Powell v. McCormack, 395 U.S. 486; 89 S. Ct. 1944; 23 L. Ed. 2d 491 (1969)

Powell v. McCormack, 395 U.S. 486; 89 S. Ct. 1944; 23 L. Ed. 2d 491 (1969)

Facts—Adam Clayton Powell Jr., a flamboyant African American, had been elected from the Eighteenth Congressional District of New York to serve in the U.S. House of Representatives of the Ninetieth Congress. When he was not permitted to take his seat, Powell brought suit in federal District Court. He contended that the House could exclude him only if it found that he failed to meet the requirements of age, citizenship, and residence as stated in Article I, Section 2 of the Constitution.

Question—Can the House or Representatives exclude a duly elected member for reason other than failure to meet the qualifications set forth in the Constitution?

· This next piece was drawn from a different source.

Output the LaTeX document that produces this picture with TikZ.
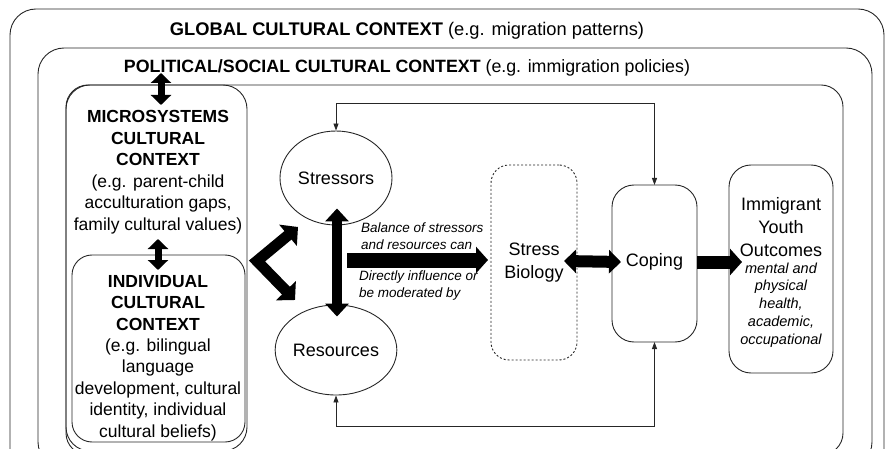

ReasonsC.J. Warren (8–1). Both the intentions of the Framers of the Constitution and the basic principles of our democratic system “persuade us that the Constitution does not vest in the Congress a discretionary power to deny membership by a majority vote.” The Court noted further that the provisions of Article I, Section 5 empowering each House to judge the qualifications of its own members is at most a “textually demonstrable commitment” to Congress to judge only the age, citizenship, and residency qualifications expressly set forth in the Constitution. Congress had the power to expel (rather than exclude) Powell, but it would have to do so by an explicit vote of two- thirds or more of its members.